Le Luxembourg contribue pour 158.000 euros dans un bénéfice consolidé avant impôts, en léger tassement, de 1,955 million d'euros. Keytrade, malgré un contexte boursier assez incertain, constate une progression satisfaisante de sa clientèle et de ses avoirs, des résultats stables, même avec un volume de courtage en baisse.
Belles perspectives
En fait, comme on le note chez Internaxx, "la situation au Luxembourg n'est pas particulière ou différente de celle des autres pays d'Europe en général. Le trading online est de nouveau en pleine expansion en Europe. Après deux années moroses pour les marchés financiers, les investisseurs sont revenus dans le marché. Ceci s'est concrétisé par une activité plus intense depuis début 2004. Malgré tout, les investisseurs sont désormais mieux informés et plus avertis". Et les prévisions sont bonnes. Selon le centre de recherche Forrester, le nombre d'Européens utilisant les services de courtiers en ligne devrait passer de 4 millions en 2002 à près de 10 millions d'ici 2007.
Ainsi, beaucoup de marchés européens ont vu une croissance forte cette année. En Angleterre selon Nielsen/ Netratings, le nombre de visiteurs uniques sur des sites financiers (sites de banques et de courtiers en ligne) a cru de près de 60% du mois d'octobre 2004 au mois de juillet 2005. L'Allemagne, selon Forrester, est le marché le plus important en Europe.
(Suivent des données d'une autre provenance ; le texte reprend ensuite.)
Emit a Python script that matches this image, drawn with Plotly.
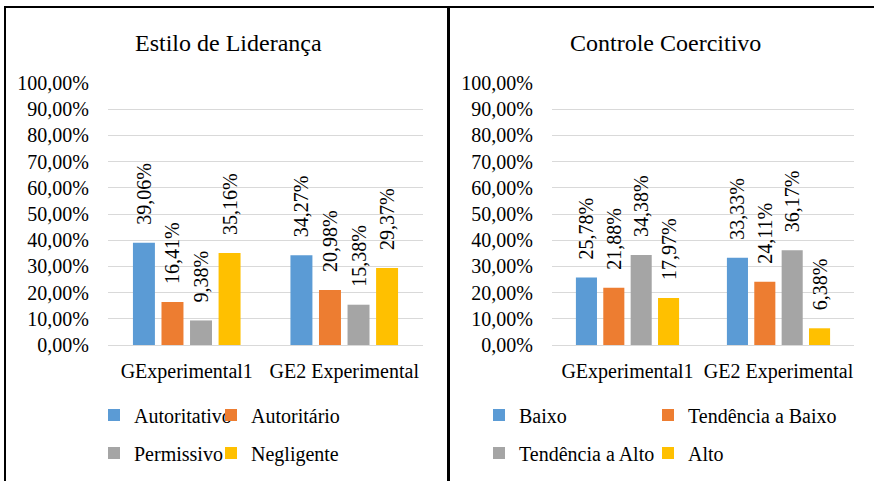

Manoj Narain, general manager chez Internaxx, relève deux tendances essentielles. "Nous avons constaté au cours de ces deux dernières années un mouvement de concentration et de consolidation parmi les principaux acteurs européens. Ainsi, des fusions, nationales ou internationales, ont entraîné des disparitions de courtiers totalement indépendants d'une institution financière. Ceux-ci ont en effet été repris dans le giron d'importants groupes bancaires. Citons Consors et Boursorama".
Une deuxième tendance voit l'émergence du marché des courtiers spécialisés et en particulier l'émergence de courtiers en ligne qui s'adressent aux investisseurs actifs et autonomes. "Ces courtiers ne donnent pas de conseils, se concentrent sur l'exécution rapide des ordres à prix attractifs et mettent à disposition des produits et outils spécifiques. En effet, ces courtiers, tels qu'Internaxx, visent une large clientèle d'investisseurs "self directed'. Selon une étude menée par JPMorgan, la clientèle self-directed représente 6,5% des ménages européens détenant des actions, mais détient seulement 5% des actifs. Elle se distingue par une très grande activité de courtage. Ces clients ne sont pas prêts à payer les tarifs "bancaires normaux" et font appel à des courtiers en ligne".
Ainsi, au Luxembourg comme ailleurs, personne ne lève les bras au ciel ni les mains en l'air: ce n'est pas la bourse ou la vie! Mais, profitant des paradoxes de l'existence, des brokers grossissent, en gardant la ligne.